Dear forum,
I probably must apologize in advance for the very basic question but I
wasn't able to find an answer elsewhere:
how do I find the maximum number of processes that can be concurrently
instantiated by mpirun on one single host of a cluster?
If I launch (on an CentOS 6.3 cluster with quad-core dual Xeons nodes,
equipped with OpenMPI 1.5.4 and IB HCAs but I think this latter is of no
consequence):
[cut]
mpirun -np 250 -host q012 hostname
[/cut]
I expect and obtain 250 rows of:
[cut]
q012.qng
[/cut]
The same for 251, 252, 253 and 254 BUT not for 255, when it returns:
[cut]
--------------------------------------------------------------------------
mpirun was unable to start the specified application as it encountered
an error
on node q012. More information may be available above.
--------------------------------------------------------------------------
[/cut]
I know that 250 processes is quite an oversubscription for a single
node that has no more than 8 real cores but I wanted to see the actual
degradation of performances instead of a crash.
Which hard limit (in OpenMPI or in the system) am I hitting for not
being able to run 255 MPI processes on one single host?

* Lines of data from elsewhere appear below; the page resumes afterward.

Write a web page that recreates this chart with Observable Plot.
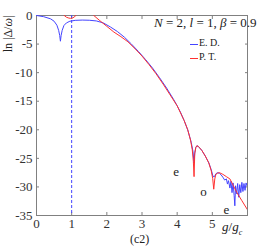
<!DOCTYPE html>
<html><head><meta charset="utf-8">
<script src="https://cdn.jsdelivr.net/npm/d3@7"></script>
<script src="https://cdn.jsdelivr.net/npm/@observablehq/plot@0.6"></script>
<style>
body{margin:0;background:#fff;font-family:"Liberation Serif","DejaVu Serif",serif;}
#wrap{position:relative;width:273px;height:246px;}
#wrap svg, #wrap svg text{font-family:"Liberation Serif",serif !important;}
.ov{position:absolute;font-family:"Liberation Serif",serif;color:#222;white-space:nowrap;line-height:1;}
.lg{display:flex;align-items:center;}
.sw{display:inline-block;width:8px;height:0;margin-right:1px;position:relative;top:1px;}
</style></head><body>
<div id="wrap"></div>
<script>
// E. D. (exact diagonalization)
const edX = [0,0.2,0.4,0.5,0.58,0.63,0.66,0.68,0.7,0.73,0.78,0.85,0.95,1.1,1.3,1.5,1.7,1.9,2.1,2.3,2.5,2.7,2.9,3.1,3.3,3.5,3.7,3.9,4.0,4.1,4.2,4.3,4.4,4.45,4.48,4.5,4.53,4.56,4.6,4.7,4.8,4.9,4.97,5.02,5.06,5.1,5.15,5.2,5.25,5.3,5.35,5.4,5.43,5.46,5.5,5.53,5.56,5.59,5.62,5.64,5.66,5.69,5.72,5.75,5.78,5.81,5.84,5.87,5.9,5.93,5.96,6.0];
const edY = [0,-0.2,-0.58,-1.0,-1.7,-2.6,-3.5,-4.5,-3.5,-2.6,-1.75,-1.3,-1.0,-0.85,-0.8,-0.83,-0.95,-1.3,-2.0,-2.8,-3.8,-5.0,-6.3,-7.7,-9.2,-10.9,-12.7,-14.7,-15.8,-17.0,-18.4,-20.0,-22.2,-23.8,-25.8,-24.0,-23.1,-22.8,-22.9,-23.6,-24.6,-25.8,-27.0,-28.2,-28.2,-27.7,-27.5,-27.6,-27.9,-28.3,-28.8,-28.6,-29.5,-28.9,-30.2,-29.0,-31.0,-29.3,-31.5,-33.3,-29.8,-31.2,-29.4,-31.8,-29.6,-31.0,-29.2,-30.8,-29.4,-30.6,-29.3,-30.0];
// P. T. (perturbation theory), two branches
const ptSeg = ["a","a","a","a","a","a","a","a","a",
  "b","b","b","b","b","b","b","b","b","b","b","b","b","b","b","b","b","b","b","b","b","b","b","b","b","b","b","b","b","b","b","b","b","b","b","b","b","b","b","b","b"];
const ptX = [0.7,0.78,0.85,0.92,0.97,1.02,1.08,1.12,1.2,
  1.55,1.63,1.8,2.0,2.2,2.4,2.6,2.8,3.0,3.2,3.4,3.6,3.8,4.0,4.2,4.3,4.38,4.43,4.46,4.48,4.5,4.53,4.56,4.6,4.7,4.8,4.9,4.97,5.01,5.04,5.07,5.1,5.15,5.2,5.3,5.4,5.5,5.6,5.7,5.84,6.0];
const ptY = [0.6,0.05,-0.3,-0.45,-0.5,-0.45,-0.25,0.05,0.6,
  0.5,0,-0.9,-1.9,-2.9,-3.7,-4.6,-5.8,-7.1,-8.6,-10.2,-12.0,-13.9,-15.8,-18.4,-20.0,-21.8,-23.5,-25.5,-28.2,-24.2,-23.1,-22.8,-22.9,-23.6,-24.6,-25.8,-27.2,-28.5,-30.4,-28.6,-27.8,-27.6,-27.5,-27.8,-28.2,-28.6,-29.8,-31.0,-32.4,-34.0];
const parityLabels = ["e","o","e"];
const parityX = [3.97,4.75,5.4];
const parityY = [-27.3,-30.9,-34.0];
const xTicks = [0,1,2,3,4,5];
const yTicks = [0,-5,-10,-15,-20,-25,-30,-35];
const gc = [1];

const ed = edX.map((x,i)=>({x, y: edY[i]}));
const pt = ptX.map((x,i)=>({x, y: ptY[i], s: ptSeg[i]}));
const par = parityLabels.map((t,i)=>({t, x: parityX[i], y: parityY[i]}));

const axisCol = "#808080";
const blue = "#4444ff", red = "#ff3030";
const plot = Plot.plot({
  width: 273, height: 246,
  marginLeft: 36, marginRight: 26, marginTop: 15, marginBottom: 31,
  style: {fontFamily: "'Liberation Serif', serif", fontSize: "12px", color: "#222", background: "#fff"},
  x: {domain: [0, 6], ticks: xTicks},
  y: {domain: [-35, 0], ticks: yTicks},
  marks: [
    Plot.frame({stroke: axisCol}),
    Plot.axisX({anchor: "bottom", ticks: xTicks, tickSize: -3, tickPadding: 6, stroke: axisCol, fill: "#333", label: null, fontSize: 13, tickFormat: d => String(d)}),
    Plot.axisX({anchor: "top", ticks: xTicks, tickSize: -3, stroke: axisCol, tickFormat: () => "", label: null}),
    Plot.axisY({anchor: "left", ticks: yTicks, tickSize: -3, tickPadding: 7, stroke: axisCol, fill: "#333", label: null, tickFormat: d => String(d), fontSize: 13}),
    Plot.axisY({anchor: "right", ticks: yTicks, tickSize: -3, stroke: axisCol, tickFormat: () => "", label: null}),
    Plot.ruleX(gc, {stroke: blue, strokeDasharray: "3,2", strokeWidth: 1}),
    Plot.line(ed, {x: "x", y: "y", stroke: blue, strokeWidth: 1, clip: true}),
    Plot.line(pt, {x: "x", y: "y", z: "s", stroke: red, strokeWidth: 1, clip: true}),
    Plot.text(par, {x: "x", y: "y", text: "t", fill: "#222", fontSize: 13})
  ]
});
const wrap = document.getElementById("wrap");
wrap.appendChild(plot);

function ov(html, left, top, extra, cls){
  const d = document.createElement("div");
  d.className = "ov" + (cls ? " " + cls : "");
  d.innerHTML = html;
  d.style.left = left + "px"; d.style.top = top + "px";
  if (extra) Object.assign(d.style, extra);
  wrap.appendChild(d);
  return d;
}
ov('<i>N</i> = 2, <i>l</i> = 1, <i>β</i> = 0.9', 154, 16, {fontSize: "13px"});
// legend
const names = ["E. D.", "P. T."];
const cols = [blue, red];
names.forEach((n,i)=>{
  ov('<span class="sw" style="border-top:1px solid '+cols[i]+'"></span><span>'+n+'</span>', 190, 38 + i*14, {fontSize: "10px"}, "lg");
});
ov('<i>g</i>/<i>g</i><sub style="font-size:8px;font-style:italic">c</sub>', 222, 220, {fontSize: "13px"});
ov('(c2)', 130, 233, {fontSize: "12px"});
ov('ln |Δ/<i>ω</i>|', 8, 34, {fontSize: "12px", transform: "translate(-50%,-50%) rotate(-90deg)"});
</script>
</body></html>
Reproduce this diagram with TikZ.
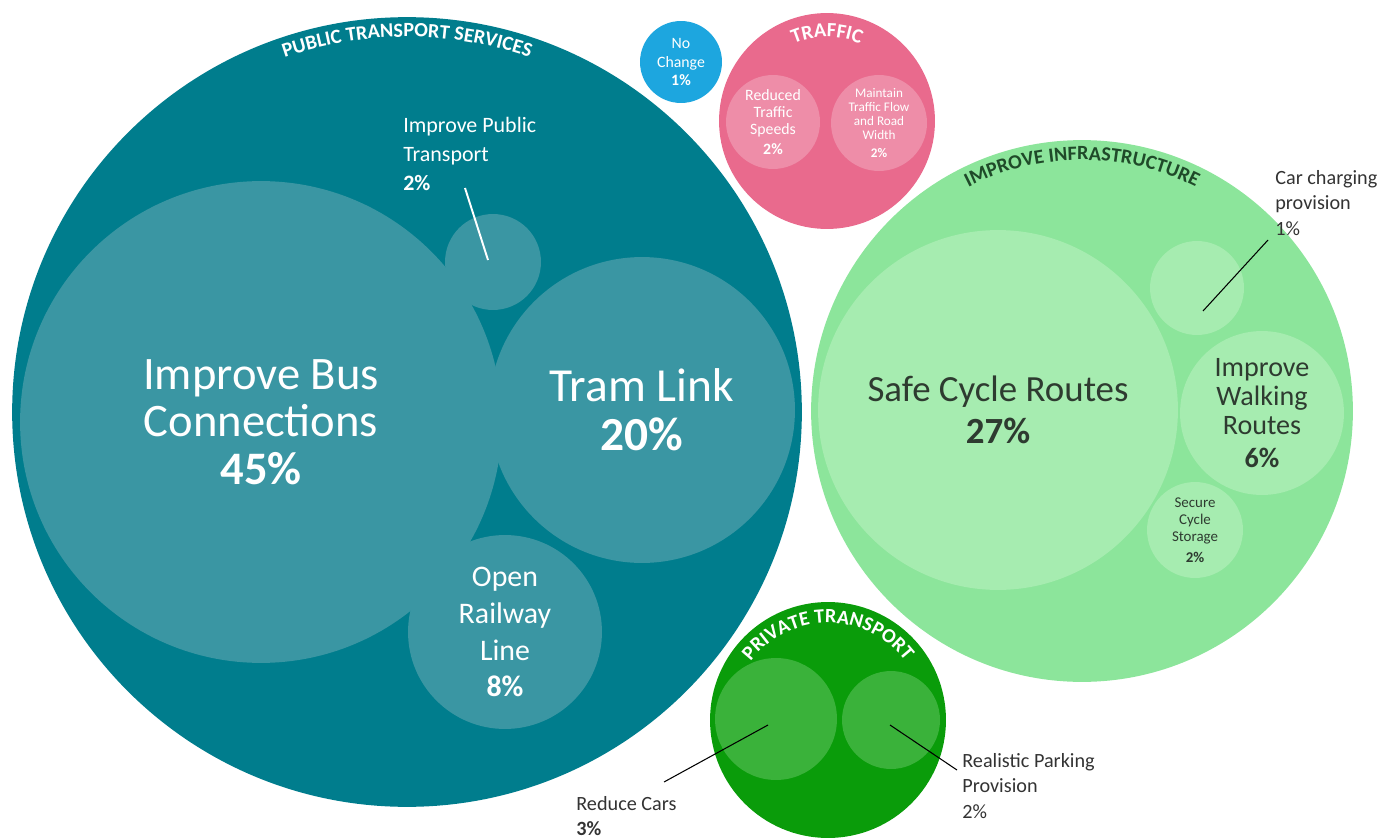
\documentclass[tikz,border=0pt]{standalone}
\usepackage{fontspec}
\setmainfont{Carlito}
\usepackage{tikz}
\usetikzlibrary{positioning, calc, decorations.text}
\definecolor{teal0}{HTML}{007D8D}
\definecolor{tealin}{HTML}{3A96A3}
\definecolor{pink0}{HTML}{E96A8D}
\definecolor{pinkin}{HTML}{EE8DA8}
\definecolor{blue0}{HTML}{1DA6DF}
\definecolor{grn0}{HTML}{8CE59B}
\definecolor{grnin}{HTML}{A6ECB0}
\definecolor{grntxt}{HTML}{2E3B30}
\definecolor{grntitle}{HTML}{1F4A29}
\definecolor{dgrn0}{HTML}{0A9C0A}
\definecolor{dgrnin}{HTML}{3AB23A}
\newcommand\fsz[2]{\fontsize{#1}{#2}\selectfont}
\newcommand\titlefont{\fontsize{11.5}{11.5}\selectfont\bfseries}
\tikzset{
    bubble/.style = {circle, inner sep=0pt, draw=none, align=center,
        minimum size=#1*0.04cm},
    ptin/.style = {bubble=#1, fill=tealin, text=white},
    trin/.style = {bubble=#1, fill=pinkin, text=white},
    infin/.style = {bubble=#1, fill=grnin, text=grntxt},
    prin/.style = {bubble=#1, fill=dgrnin},
    lab/.style = {align=left, inner sep=0pt, anchor=north west,
        font=\fsz{11.5}{14.5}, text=black!80},
    blead/.style = {draw=black, line width=0.6pt},
    wlead/.style = {draw=white, line width=1.1pt},
}

\begin{document}
\begin{tikzpicture}[x=0.02cm, y=-0.02cm]
    \useasboundingbox (0,0) rectangle (1386,838);
    % public transport services
    \node [bubble=395, fill=teal0] (pub) at (407,412) {};
    \node [ptin=241, font=\fsz{26.5}{27}] (bus) at (261,422) {Improve Bus\\Connections\\\textbf{45\%}};
    \node [ptin=153, font=\fsz{27}{28}] (tram) at (642,410) {Tram Link\\\textbf{20\%}};
    \node [ptin=97, font=\fsz{17}{21}] (rail) at (505,632) {Open\\Railway\\Line\\\textbf{8\%}};
    \node [ptin=48] (ipt) at (493,262) {};
    \path [decorate, decoration={text along path, text align=center,
        text={|\titlefont\color{white}|PUBLIC TRANSPORT SERVICES}}]
        ($(pub)+(200:375)$) arc [start angle=200, end angle=340, radius=375];
    % traffic
    \node [bubble=41, fill=blue0, text=white, font=\fsz{9}{10.5}] (nochg) at (681,62) {No\\Change\\\textbf{1\%}};
    \node [bubble=108, fill=pink0] (traf) at (827,121) {};
    \node [trin=47, font=\fsz{9}{9.7}] (speed) at (773,122) {Reduced\\Traffic\\Speeds\\[2pt]\textbf{2\%}};
    \node [trin=48, font=\fsz{7.5}{8}] (flow) at (879,123) {Maintain\\Traffic Flow\\and Road\\Width\\[2pt]\textbf{2\%}};
    \path [decorate, decoration={text along path, text align=center,
        text={|\titlefont\color{white}|TRAFFIC}}]
        ($(traf)+(230:84)$) arc [start angle=230, end angle=310, radius=84];
    % improve infrastructure
    \node [bubble=271, fill=grn0] (infra) at (1082,411) {};
    \node [infin=180, font=\fsz{21}{24}] (cycle) at (998,410) {Safe Cycle Routes\\\textbf{27\%}};
    \node [infin=47] (charge) at (1197,288) {};
    \node [infin=82, font=\fsz{16}{16.5}] (walk) at (1262,413) {Improve\\Walking\\Routes\\[2pt]\textbf{6\%}};
    \node [infin=48, font=\fsz{8.5}{9.7}] (store) at (1195,530) {Secure\\Cycle\\Storage\\[2pt]\textbf{2\%}};
    \path [decorate, decoration={text along path, text align=center,
        text={|\titlefont\color{grntitle}|IMPROVE INFRASTRUCTURE}}]
        ($(infra)+(215:251)$) arc [start angle=215, end angle=325, radius=251];
    % private transport
    \node [bubble=118, fill=dgrn0] (priv) at (828,720) {};
    \node [prin=61] (cars) at (776,719) {};
    \node [prin=49] (park) at (891,720) {};
    \path [decorate, decoration={text along path, text align=center,
        text={|\titlefont\color{white}|PRIVATE TRANSPORT}}]
        ($(priv)+(190:97)$) arc [start angle=190, end angle=350, radius=97];
    % labels
    \node [lab, text=white, font=\fsz{12.5}{16.5}] (iptlab) at (403,117) {Improve Public\\Transport\\\textbf{2\%}};
    \node [lab] (chglab) at (1275,170) {Car charging\\provision\\1\%};
    \node [lab] (carslab) at (576,796) {Reduce Cars\\\textbf{3\%}};
    \node [lab] (parklab) at (962,753) {Realistic Parking\\Provision\\2\%};
    \coordinate (iptpin) at (465,188);
    \coordinate (iptend) at (488,260);
    \coordinate (chgpin) at (1268,240);
    \coordinate (chgend) at (1203,311);
    \coordinate (carspin) at (664,782);
    \coordinate (carsend) at (768,725);
    \coordinate (parkpin) at (957,770);
    \coordinate (parkend) at (890,725);
    \draw [wlead] (iptpin) -- (iptend);
    \draw [blead] (chgpin) -- (chgend);
    \draw [blead] (carspin) -- (carsend);
    \draw [blead] (parkpin) -- (parkend);
\end{tikzpicture}
\end{document}
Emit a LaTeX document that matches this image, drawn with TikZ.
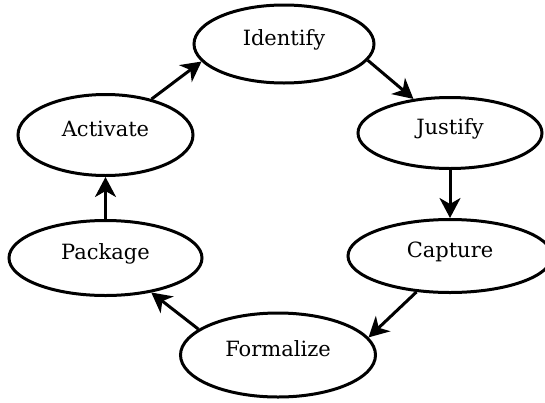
\documentclass[tikz,border=0pt]{standalone}
\usepackage{fontspec}
\setmainfont{DejaVu Serif}
\usepackage{tikz}
\usetikzlibrary{shapes.geometric,arrows.meta}
\tikzset{
	stage/.style={
			ellipse, draw, line width=3pt, inner sep=0pt,
			text height=16pt, text depth=13pt,
			font=\fontsize{21}{25}\selectfont
		},
	flow/.style={
			line width=3pt,
			-{Stealth[length=20pt,width=21pt,inset=6pt]}
		}
}

\begin{document}
\begin{tikzpicture}[x=1pt, y=-1pt]
			\useasboundingbox (0,0) rectangle (545,402);

			\node[stage, minimum width=180pt, minimum height=78pt] (idf) at (284,44) {Identify};
			\node[stage, minimum width=184pt, minimum height=71pt] (jus) at (450,133) {Justify};
			\node[stage, minimum width=204pt, minimum height=73pt] (cap) at (450,256) {Capture};
			\node[stage, minimum width=195pt, minimum height=84pt] (frm) at (278,355) {Formalize};
			\node[stage, minimum width=193pt, minimum height=75pt] (pkg) at (105.5,258) {Package};
			\node[stage, minimum width=175pt, minimum height=81pt] (act) at (105.5,135) {Activate};

			\draw[flow] (idf.-11) -- (jus.137);
			\draw[flow] (jus.south) -- (cap.north);
			\draw[flow] (cap.227) -- (frm.11);
			\draw[flow] (frm.162) -- (pkg.-37);
			\draw[flow] (pkg.north) -- (act.south);
			\draw[flow] (act.38) -- (idf.192);
		\end{tikzpicture}
\end{document}
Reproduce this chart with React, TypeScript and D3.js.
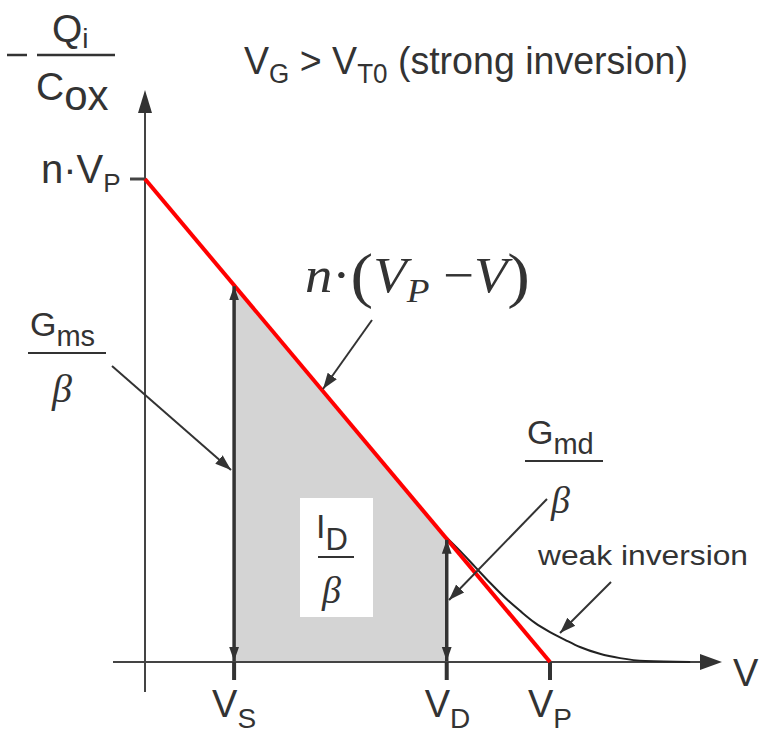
import React from "react";
import * as d3 from "d3";

// Normalised voltage axis: V_P = 1; charge axis: n·V_P = 1
const markerNames = ["S", "D", "P"];
const markerV = [0.22, 0.745, 1.0];

// Strong-inversion asymptote n·(V_P − V)
const strongV = [0, 1];
const strongQ = [1, 0];

// Full charge curve leaving the asymptote near V_D (weak inversion tail)
const weakV = [0.743, 0.778, 0.815, 0.852, 0.889, 0.926, 0.963, 1.0, 1.037, 1.074, 1.123, 1.173, 1.235, 1.346];
const weakQ = [0.259, 0.23, 0.197, 0.164, 0.133, 0.106, 0.081, 0.062, 0.046, 0.031, 0.017, 0.008, 0.002, 0.0];

const W = 759;
const H = 735;
const INK = "#333";
const SANS = "'Liberation Sans', Arial, sans-serif";
const SERIF = "'Liberation Serif', 'Times New Roman', serif";

export default function App() {
  const x = d3.scaleLinear().domain([0, 1]).range([145, 550]);
  const y = d3.scaleLinear().domain([0, 1]).range([662, 179]);

  const lineGen = d3
    .line<[number, number]>()
    .x((d) => x(d[0]))
    .y((d) => y(d[1]));
  const smooth = d3
    .line<[number, number]>()
    .x((d) => x(d[0]))
    .y((d) => y(d[1]))
    .curve(d3.curveMonotoneX);

  const strongPts = strongV.map((v, i) => [v, strongQ[i]] as [number, number]);
  const weakPts = weakV.map((v, i) => [v, weakQ[i]] as [number, number]);

  const qAt = (v: number) => strongQ[0] + ((strongQ[1] - strongQ[0]) * (v - strongV[0])) / (strongV[1] - strongV[0]);
  const vs = markerV[0];
  const vd = markerV[1];
  const area = d3
    .area<[number, number]>()
    .x((d) => x(d[0]))
    .y0(y(0))
    .y1((d) => y(d[1]));
  const shaded: [number, number][] = [
    [vs, qAt(vs)],
    [vd, qAt(vd)],
  ];

  const x0 = x(0);
  const y0 = y(0);

  return (
    <svg width={W} height={H} style={{ position: "absolute", left: 0, top: 0, background: "#fff" }}>
      <defs>
        <marker id="headBig" viewBox="0 0 10 10" refX="10" refY="5" markerWidth="14" markerHeight="14" markerUnits="userSpaceOnUse" orient="auto-start-reverse">
          <path d="M0,1.5 L10,5 L0,8.5 z" fill={INK} />
        </marker>
        <marker id="headPtr" viewBox="0 0 10 10" refX="10" refY="5" markerWidth="16" markerHeight="16" markerUnits="userSpaceOnUse" orient="auto">
          <path d="M0,1.5 L10,5 L0,8.5 z" fill={INK} />
        </marker>
      </defs>

      {/* shaded integral I_D / β */}
      <path d={area(shaded) ?? ""} fill="#d4d4d4" />

      {/* axes */}
      <line x1={113} y1={y0} x2={712} y2={y0} stroke="#444" strokeWidth={2} />
      <path d={`M${722},${y0} L${700},${y0 - 8} L${700},${y0 + 8} z`} fill="#333" />
      <line x1={x0} y1={692} x2={x0} y2={110} stroke="#444" strokeWidth={2} />
      <path d={`M${x0},${90} L${x0 - 7},${113} L${x0 + 7},${113} z`} fill="#333" />

      {/* ticks */}
      <line x1={130} y1={y(1)} x2={x0} y2={y(1)} stroke="#444" strokeWidth={3} />
      {markerV.map((v, i) => (
        <line key={i} x1={x(v)} y1={y0} x2={x(v)} y2={y0 + 18} stroke="#333" strokeWidth={4} />
      ))}

      {/* weak-inversion curve */}
      <path d={smooth(weakPts) ?? ""} fill="none" stroke="#222" strokeWidth={2} />

      {/* strong-inversion line */}
      <path d={lineGen(strongPts) ?? ""} fill="none" stroke="#ff0000" strokeWidth={4} />

      {/* G_ms/β and G_md/β double arrows */}
      {[vs, vd].map((v, i) => (
        <line
          key={i}
          x1={x(v)}
          y1={y(qAt(v)) + 1}
          x2={x(v)}
          y2={y0 - 1}
          stroke="#333"
          strokeWidth={3.5}
          markerStart="url(#headBig)"
          markerEnd="url(#headBig)"
        />
      ))}

      {/* pointer arrows */}
      <line x1={112} y1={366} x2={231} y2={470} stroke="#333" strokeWidth={2} markerEnd="url(#headPtr)" />
      <line x1={547} y1={499} x2={449} y2={600} stroke="#333" strokeWidth={2} markerEnd="url(#headPtr)" />
      <line x1={611} y1={582} x2={560} y2={633} stroke="#333" strokeWidth={2} markerEnd="url(#headPtr)" />
      <line x1={372} y1={320} x2={323} y2={389} stroke="#333" strokeWidth={2} markerEnd="url(#headPtr)" />

      <g fill={INK} fontFamily={SANS}>
        {/* y-axis label −Q_i / C_ox */}
        <line x1={7} y1={55} x2={27} y2={55} stroke={INK} strokeWidth={2.5} />
        <text x={52} y={42} fontSize={39}>
          Q<tspan fontSize={28} dy={6}>i</tspan>
        </text>
        <line x1={37} y1={55} x2={115} y2={55} stroke={INK} strokeWidth={2.5} />
        <text x={36} y={100} fontSize={39}>
          C<tspan fontSize={42} dy={10}>ox</tspan>
        </text>

        {/* title */}
        <text x={244} y={74} fontSize={39} textLength={444} lengthAdjust="spacingAndGlyphs">
          V<tspan fontSize={27} dy={9}>G</tspan>
          <tspan dy={-9}> &gt; V</tspan>
          <tspan fontSize={27} dy={9}>T0</tspan>
          <tspan dy={-9}> (strong inversion)</tspan>
        </text>

        {/* n·V_P */}
        <text x={41} y={183} fontSize={40}>
          n·V<tspan fontSize={26} dy={9}>P</tspan>
        </text>

        {/* G_ms / β */}
        <text x={30} y={336} fontSize={34}>
          G<tspan fontSize={29} dy={10}>ms</tspan>
        </text>
        <line x1={28} y1={353} x2={106} y2={353} stroke={INK} strokeWidth={2} />

        {/* G_md / β */}
        <text x={527} y={444} fontSize={34}>
          G<tspan fontSize={29} dy={10}>md</tspan>
        </text>
        <line x1={525} y1={461} x2={603} y2={461} stroke={INK} strokeWidth={2} />

        {/* I_D / β */}
        <rect x={300} y={498} width={73} height={119} fill="#fff" />
        <text x={316} y={538} fontSize={34}>
          I<tspan fontSize={31} dy={12}>D</tspan>
        </text>
        <line x1={318} y1={557} x2={354} y2={557} stroke={INK} strokeWidth={2} />

        <text x={538} y={565} fontSize={28} textLength={210} lengthAdjust="spacingAndGlyphs">
          weak inversion
        </text>

        {/* axis marker labels */}
        {markerV.map((v, i) => (
          <text key={i} x={x(v) - 22} y={717} fontSize={38}>
            V<tspan fontSize={28} dy={11}>{markerNames[i]}</tspan>
          </text>
        ))}
        <text x={733} y={686} fontSize={38}>V</text>
      </g>

      {/* serif-italic math */}
      <g fill={INK} fontFamily={SERIF} fontStyle="italic">
        <text x={52} y={402} fontSize={40}>β</text>
        <text x={551} y={513} fontSize={38}>β</text>
        <text x={322} y={603} fontSize={38}>β</text>
        <text x={305} y={292} fontSize={50} textLength={225} lengthAdjust="spacingAndGlyphs">
          n<tspan fontStyle="normal">·</tspan>
          <tspan fontStyle="normal" fontSize={62} dy={4}>(</tspan>
          <tspan dy={-4}>V</tspan>
          <tspan fontSize={34} dy={10}>P</tspan>
          <tspan dy={-10} fontStyle="normal"> −</tspan>
          <tspan>V</tspan>
          <tspan fontStyle="normal" fontSize={62} dy={4}>)</tspan>
        </text>
      </g>
    </svg>
  );
}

The output of ulimit -a for the user is:
[cut]
ulimit -a
core file size (blocks, -c) 1000000
data seg size (kbytes, -d) unlimited
scheduling priority (-e) 0
file size (blocks, -f) unlimited
pending signals (-i) 95054
max locked memory (kbytes, -l) unlimited
max memory size (kbytes, -m) unlimited
open files (-n) 1024
pipe size (512 bytes, -p) 8
POSIX message queues (bytes, -q) 819200
real-time priority (-r) 0
stack size (kbytes, -s) 100000
cpu time (seconds, -t) unlimited
max user processes (-u) 1024
virtual memory (kbytes, -v) unlimited
file locks (-x) unlimited
[/cut]
Many thanks,
Francesco